» Problem: Take the listing from its first line through the line that contains "W, H = 1588, 1196" and please retype those lines exactly, leaving out the pictures.

» Data segment:
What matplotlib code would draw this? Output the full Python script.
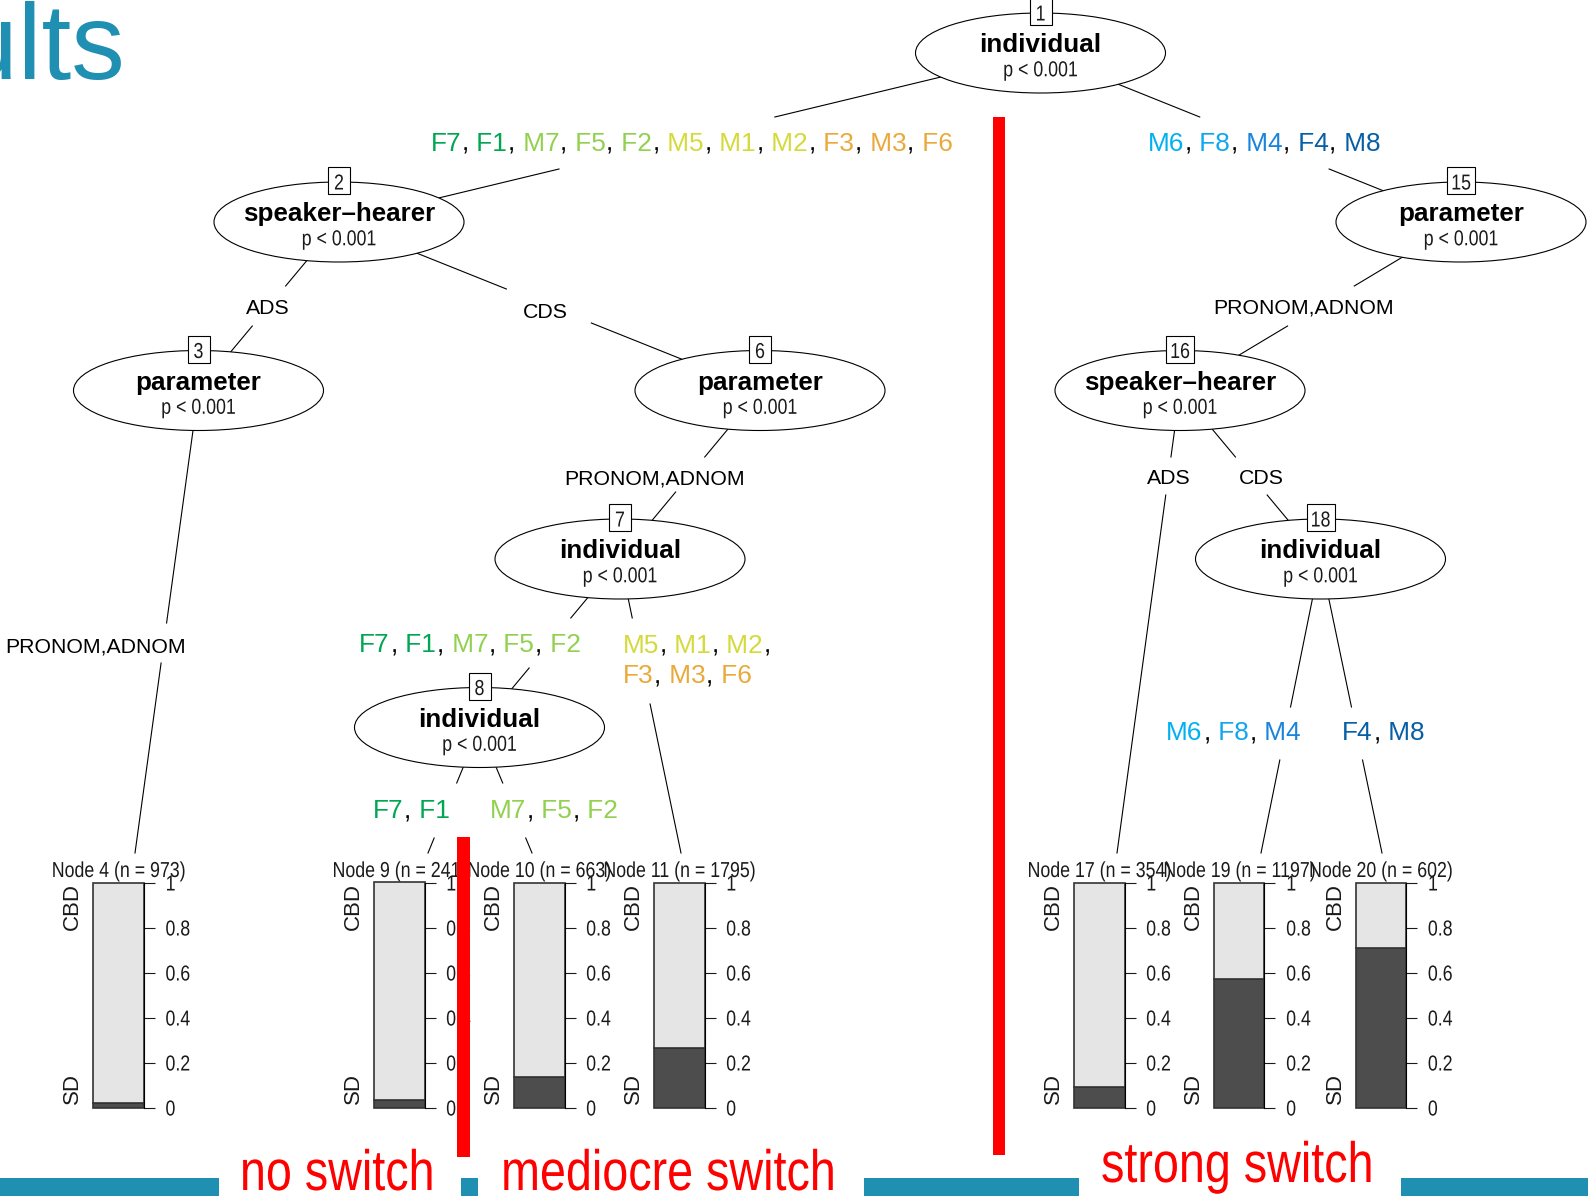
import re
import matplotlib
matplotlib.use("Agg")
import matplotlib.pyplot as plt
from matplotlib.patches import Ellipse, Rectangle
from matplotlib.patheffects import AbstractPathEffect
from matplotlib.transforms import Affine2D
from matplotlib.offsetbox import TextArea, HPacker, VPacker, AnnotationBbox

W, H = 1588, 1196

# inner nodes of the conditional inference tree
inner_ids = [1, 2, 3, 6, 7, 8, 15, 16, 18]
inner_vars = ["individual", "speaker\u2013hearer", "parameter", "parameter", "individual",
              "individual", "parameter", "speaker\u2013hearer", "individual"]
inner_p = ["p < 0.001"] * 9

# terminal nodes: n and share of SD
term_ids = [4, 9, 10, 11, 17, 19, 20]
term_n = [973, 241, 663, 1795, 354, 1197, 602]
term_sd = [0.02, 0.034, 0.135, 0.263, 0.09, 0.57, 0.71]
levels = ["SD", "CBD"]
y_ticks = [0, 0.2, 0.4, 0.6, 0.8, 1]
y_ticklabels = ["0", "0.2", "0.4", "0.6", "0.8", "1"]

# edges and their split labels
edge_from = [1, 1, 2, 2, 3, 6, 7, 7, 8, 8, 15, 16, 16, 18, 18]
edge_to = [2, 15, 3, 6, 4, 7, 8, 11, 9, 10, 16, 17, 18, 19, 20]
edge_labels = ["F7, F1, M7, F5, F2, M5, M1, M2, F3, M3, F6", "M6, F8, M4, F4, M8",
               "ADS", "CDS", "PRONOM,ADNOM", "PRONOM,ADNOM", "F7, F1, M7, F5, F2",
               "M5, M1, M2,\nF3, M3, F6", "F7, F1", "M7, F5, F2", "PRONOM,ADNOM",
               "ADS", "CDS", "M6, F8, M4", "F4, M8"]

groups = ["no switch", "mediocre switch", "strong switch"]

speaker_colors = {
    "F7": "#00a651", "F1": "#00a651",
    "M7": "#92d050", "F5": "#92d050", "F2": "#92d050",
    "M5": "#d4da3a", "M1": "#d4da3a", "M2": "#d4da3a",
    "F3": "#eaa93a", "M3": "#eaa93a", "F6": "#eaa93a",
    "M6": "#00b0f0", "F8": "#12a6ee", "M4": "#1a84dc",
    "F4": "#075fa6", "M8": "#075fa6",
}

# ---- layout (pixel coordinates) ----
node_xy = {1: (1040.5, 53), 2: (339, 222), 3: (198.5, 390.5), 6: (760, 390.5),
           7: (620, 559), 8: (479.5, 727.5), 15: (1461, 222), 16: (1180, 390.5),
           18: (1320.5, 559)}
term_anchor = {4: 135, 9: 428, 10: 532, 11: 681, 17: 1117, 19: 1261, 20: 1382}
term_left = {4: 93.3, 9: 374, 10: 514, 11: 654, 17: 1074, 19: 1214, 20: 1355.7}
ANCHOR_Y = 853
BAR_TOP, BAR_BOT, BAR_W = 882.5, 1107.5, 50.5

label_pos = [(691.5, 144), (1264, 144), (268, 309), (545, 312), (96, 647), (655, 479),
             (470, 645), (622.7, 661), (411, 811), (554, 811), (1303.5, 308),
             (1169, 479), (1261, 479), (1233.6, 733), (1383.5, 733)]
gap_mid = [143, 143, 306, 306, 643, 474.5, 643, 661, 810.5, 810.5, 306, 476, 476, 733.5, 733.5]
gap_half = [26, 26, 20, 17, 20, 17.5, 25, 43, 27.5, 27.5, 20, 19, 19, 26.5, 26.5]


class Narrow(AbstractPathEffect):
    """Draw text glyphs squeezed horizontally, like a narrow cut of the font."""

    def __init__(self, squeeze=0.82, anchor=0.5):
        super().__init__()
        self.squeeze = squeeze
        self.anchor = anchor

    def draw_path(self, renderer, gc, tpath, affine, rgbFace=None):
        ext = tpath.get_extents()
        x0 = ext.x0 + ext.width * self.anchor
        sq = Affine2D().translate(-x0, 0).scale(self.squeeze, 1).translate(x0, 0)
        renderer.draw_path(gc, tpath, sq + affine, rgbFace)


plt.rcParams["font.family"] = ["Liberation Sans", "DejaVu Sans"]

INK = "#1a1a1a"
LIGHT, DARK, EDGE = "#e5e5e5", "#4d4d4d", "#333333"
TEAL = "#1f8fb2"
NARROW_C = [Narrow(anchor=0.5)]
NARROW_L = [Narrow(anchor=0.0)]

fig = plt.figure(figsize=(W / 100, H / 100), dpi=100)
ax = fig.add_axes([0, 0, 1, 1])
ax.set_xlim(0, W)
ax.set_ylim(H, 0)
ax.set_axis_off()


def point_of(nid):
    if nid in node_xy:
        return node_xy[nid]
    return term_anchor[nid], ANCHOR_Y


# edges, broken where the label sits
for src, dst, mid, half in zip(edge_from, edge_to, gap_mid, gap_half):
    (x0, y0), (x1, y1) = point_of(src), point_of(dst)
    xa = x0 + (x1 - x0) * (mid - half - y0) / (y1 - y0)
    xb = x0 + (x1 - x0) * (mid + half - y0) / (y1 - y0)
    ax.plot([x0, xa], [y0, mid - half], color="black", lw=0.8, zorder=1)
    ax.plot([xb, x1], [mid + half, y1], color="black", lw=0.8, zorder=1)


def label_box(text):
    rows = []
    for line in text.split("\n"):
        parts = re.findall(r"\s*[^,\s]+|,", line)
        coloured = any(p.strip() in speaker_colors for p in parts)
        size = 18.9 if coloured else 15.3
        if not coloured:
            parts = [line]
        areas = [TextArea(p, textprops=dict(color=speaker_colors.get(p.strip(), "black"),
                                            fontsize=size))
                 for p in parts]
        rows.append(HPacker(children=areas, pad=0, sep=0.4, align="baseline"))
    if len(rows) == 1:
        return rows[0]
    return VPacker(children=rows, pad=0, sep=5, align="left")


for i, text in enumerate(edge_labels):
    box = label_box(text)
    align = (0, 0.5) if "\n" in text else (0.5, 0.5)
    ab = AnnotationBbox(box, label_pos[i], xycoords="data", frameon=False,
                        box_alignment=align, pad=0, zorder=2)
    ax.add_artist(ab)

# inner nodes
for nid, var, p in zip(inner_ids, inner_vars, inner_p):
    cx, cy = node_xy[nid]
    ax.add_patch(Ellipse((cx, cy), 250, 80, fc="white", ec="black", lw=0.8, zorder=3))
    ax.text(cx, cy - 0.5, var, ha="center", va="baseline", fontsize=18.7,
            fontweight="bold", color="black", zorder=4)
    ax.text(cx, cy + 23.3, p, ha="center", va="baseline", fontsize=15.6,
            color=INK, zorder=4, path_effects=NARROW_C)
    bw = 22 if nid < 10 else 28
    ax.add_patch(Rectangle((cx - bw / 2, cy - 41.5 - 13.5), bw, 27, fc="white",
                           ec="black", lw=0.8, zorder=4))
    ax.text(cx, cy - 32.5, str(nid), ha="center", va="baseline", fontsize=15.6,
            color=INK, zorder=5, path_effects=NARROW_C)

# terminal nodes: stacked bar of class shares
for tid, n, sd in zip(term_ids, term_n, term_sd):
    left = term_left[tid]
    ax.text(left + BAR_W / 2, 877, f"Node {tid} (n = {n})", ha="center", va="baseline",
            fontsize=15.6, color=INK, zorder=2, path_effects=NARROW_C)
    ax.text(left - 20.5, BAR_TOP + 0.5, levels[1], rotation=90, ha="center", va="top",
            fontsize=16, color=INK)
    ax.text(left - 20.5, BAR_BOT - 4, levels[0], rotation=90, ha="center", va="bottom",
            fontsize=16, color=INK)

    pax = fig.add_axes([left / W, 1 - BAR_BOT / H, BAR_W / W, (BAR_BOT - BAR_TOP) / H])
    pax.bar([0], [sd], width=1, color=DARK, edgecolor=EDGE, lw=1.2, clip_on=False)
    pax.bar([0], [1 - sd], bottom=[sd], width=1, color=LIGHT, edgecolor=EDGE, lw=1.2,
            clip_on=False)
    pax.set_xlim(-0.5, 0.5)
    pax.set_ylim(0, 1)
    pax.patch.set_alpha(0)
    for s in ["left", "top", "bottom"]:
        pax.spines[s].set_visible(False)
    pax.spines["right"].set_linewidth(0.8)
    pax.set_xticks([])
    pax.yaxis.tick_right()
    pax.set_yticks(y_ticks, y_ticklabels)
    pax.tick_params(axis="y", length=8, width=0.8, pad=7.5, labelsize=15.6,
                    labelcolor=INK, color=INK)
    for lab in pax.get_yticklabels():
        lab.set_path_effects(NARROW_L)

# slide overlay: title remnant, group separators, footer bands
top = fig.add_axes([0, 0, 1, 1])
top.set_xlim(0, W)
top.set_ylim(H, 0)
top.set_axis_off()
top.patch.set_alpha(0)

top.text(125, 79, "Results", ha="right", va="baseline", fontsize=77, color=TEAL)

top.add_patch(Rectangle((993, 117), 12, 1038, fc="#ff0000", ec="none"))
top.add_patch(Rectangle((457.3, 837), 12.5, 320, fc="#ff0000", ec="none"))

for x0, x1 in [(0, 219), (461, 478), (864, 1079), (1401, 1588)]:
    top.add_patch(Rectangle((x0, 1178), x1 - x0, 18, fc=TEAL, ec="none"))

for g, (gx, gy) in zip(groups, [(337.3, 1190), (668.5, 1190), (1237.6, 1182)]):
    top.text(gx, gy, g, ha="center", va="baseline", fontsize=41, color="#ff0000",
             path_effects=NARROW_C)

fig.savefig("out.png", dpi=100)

» Written response:
What matplotlib code would draw this? Output the full Python script.
import re
import matplotlib
matplotlib.use("Agg")
import matplotlib.pyplot as plt
from matplotlib.patches import Ellipse, Rectangle
from matplotlib.patheffects import AbstractPathEffect
from matplotlib.transforms import Affine2D
from matplotlib.offsetbox import TextArea, HPacker, VPacker, AnnotationBbox

W, H = 1588, 1196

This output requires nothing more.